*Work to do*. Scan the entries below and report only how many lines contain "this".

*Raw data*.

• • • • • • •

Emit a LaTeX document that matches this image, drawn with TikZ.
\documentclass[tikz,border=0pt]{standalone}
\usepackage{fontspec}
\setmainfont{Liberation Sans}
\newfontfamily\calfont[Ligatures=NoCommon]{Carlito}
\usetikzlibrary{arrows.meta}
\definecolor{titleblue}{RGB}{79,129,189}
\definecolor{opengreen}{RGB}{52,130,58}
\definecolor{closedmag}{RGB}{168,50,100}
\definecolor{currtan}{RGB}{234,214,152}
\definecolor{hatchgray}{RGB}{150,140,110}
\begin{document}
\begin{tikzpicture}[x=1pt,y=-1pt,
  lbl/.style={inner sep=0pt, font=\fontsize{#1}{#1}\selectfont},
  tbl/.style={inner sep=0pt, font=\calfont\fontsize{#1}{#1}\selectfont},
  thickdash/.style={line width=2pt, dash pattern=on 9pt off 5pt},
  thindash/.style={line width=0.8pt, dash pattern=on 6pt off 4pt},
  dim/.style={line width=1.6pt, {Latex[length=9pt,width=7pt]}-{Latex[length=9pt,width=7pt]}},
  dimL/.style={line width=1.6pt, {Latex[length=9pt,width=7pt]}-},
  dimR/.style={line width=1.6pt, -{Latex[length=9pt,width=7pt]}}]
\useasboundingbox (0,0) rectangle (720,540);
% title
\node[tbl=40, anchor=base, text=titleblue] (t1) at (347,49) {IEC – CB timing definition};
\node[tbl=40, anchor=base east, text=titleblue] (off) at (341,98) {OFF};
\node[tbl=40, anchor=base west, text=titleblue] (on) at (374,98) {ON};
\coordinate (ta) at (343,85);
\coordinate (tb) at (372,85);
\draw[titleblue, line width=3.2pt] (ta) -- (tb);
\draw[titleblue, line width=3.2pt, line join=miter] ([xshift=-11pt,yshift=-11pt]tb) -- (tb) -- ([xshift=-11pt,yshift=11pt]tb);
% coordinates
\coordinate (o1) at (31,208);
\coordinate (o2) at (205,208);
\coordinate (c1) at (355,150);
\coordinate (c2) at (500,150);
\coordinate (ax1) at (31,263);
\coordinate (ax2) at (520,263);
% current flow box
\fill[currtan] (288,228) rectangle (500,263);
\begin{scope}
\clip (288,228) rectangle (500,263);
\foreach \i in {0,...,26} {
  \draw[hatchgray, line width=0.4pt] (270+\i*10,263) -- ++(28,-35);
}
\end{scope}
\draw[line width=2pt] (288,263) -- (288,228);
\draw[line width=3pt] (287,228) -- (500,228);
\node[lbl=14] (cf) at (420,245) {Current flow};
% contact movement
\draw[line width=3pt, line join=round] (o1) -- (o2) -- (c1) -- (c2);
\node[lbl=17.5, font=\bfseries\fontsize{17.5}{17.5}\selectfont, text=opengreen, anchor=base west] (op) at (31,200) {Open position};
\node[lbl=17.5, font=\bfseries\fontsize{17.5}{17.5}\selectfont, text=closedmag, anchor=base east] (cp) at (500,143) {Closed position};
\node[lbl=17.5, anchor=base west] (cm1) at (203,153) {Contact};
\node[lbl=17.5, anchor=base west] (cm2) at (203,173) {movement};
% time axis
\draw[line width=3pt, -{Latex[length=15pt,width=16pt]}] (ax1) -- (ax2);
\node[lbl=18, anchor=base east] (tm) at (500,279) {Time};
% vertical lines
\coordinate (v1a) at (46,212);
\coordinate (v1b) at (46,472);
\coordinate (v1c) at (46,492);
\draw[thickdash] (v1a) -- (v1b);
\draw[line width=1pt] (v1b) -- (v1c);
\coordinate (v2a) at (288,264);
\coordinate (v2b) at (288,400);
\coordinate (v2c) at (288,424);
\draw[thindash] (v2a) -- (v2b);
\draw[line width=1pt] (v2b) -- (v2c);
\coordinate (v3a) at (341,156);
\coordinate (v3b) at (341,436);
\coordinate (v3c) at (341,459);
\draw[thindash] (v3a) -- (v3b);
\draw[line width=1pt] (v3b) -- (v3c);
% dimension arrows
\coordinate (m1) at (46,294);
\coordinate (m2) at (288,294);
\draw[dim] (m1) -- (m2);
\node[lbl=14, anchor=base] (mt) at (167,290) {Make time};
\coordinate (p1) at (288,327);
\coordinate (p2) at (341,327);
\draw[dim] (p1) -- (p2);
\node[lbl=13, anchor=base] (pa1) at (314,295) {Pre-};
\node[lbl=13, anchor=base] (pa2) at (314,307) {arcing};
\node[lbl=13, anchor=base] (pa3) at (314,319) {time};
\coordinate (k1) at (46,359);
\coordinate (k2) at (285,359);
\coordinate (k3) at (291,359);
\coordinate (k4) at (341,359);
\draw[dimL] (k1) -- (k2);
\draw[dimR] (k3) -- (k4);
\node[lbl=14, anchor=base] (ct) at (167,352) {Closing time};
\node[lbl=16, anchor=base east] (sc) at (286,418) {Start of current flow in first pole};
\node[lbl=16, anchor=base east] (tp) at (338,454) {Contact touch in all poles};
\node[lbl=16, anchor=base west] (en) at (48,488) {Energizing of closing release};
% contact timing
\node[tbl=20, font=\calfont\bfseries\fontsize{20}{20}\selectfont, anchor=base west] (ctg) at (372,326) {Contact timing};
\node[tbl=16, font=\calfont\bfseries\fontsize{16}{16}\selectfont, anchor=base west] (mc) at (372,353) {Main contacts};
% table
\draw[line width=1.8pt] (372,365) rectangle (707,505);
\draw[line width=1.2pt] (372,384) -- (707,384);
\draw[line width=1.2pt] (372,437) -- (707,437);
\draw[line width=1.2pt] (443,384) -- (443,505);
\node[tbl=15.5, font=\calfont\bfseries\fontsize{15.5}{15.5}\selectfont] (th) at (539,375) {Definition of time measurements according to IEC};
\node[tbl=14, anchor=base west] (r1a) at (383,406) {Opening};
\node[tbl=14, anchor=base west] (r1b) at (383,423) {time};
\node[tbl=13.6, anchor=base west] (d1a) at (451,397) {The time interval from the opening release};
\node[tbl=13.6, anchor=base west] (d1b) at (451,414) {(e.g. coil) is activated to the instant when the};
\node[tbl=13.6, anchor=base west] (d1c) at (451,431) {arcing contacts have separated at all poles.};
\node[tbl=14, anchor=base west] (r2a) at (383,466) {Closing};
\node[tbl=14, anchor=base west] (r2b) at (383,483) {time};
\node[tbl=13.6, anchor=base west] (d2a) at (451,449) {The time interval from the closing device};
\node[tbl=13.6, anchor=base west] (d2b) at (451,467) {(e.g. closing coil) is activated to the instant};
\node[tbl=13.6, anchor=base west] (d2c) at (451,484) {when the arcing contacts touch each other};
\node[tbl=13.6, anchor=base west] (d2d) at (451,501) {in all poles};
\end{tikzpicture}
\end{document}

• • • • • • •

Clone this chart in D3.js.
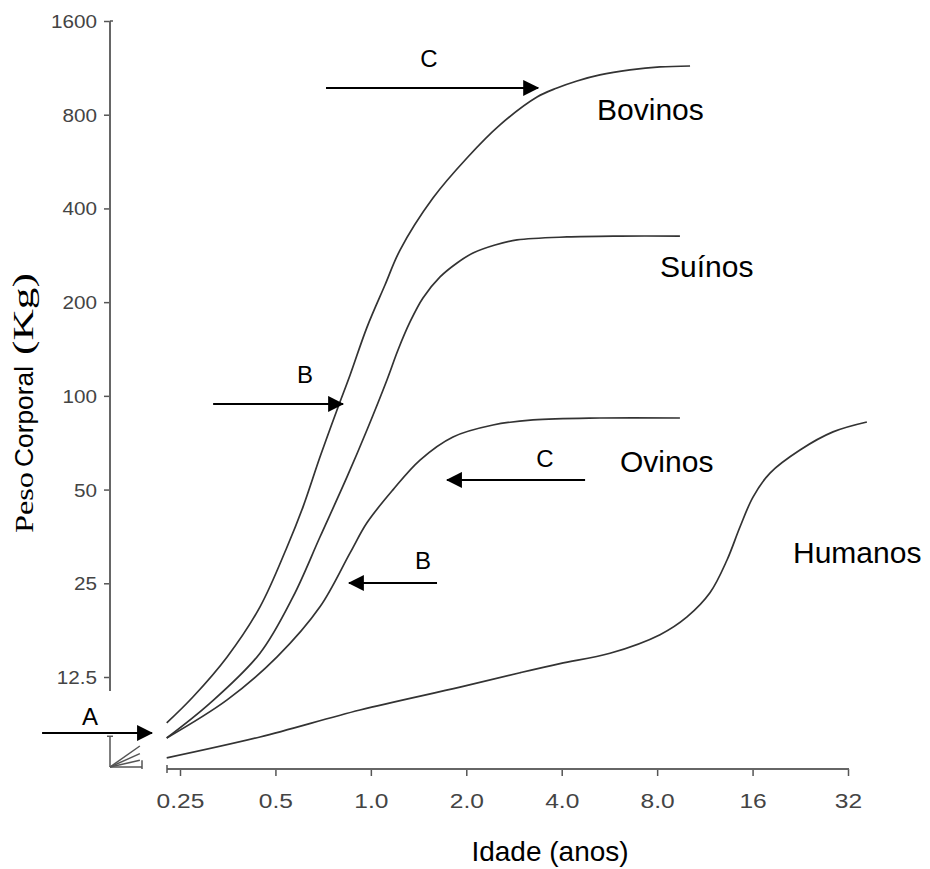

• • • • • • •

*Exercise output*. 2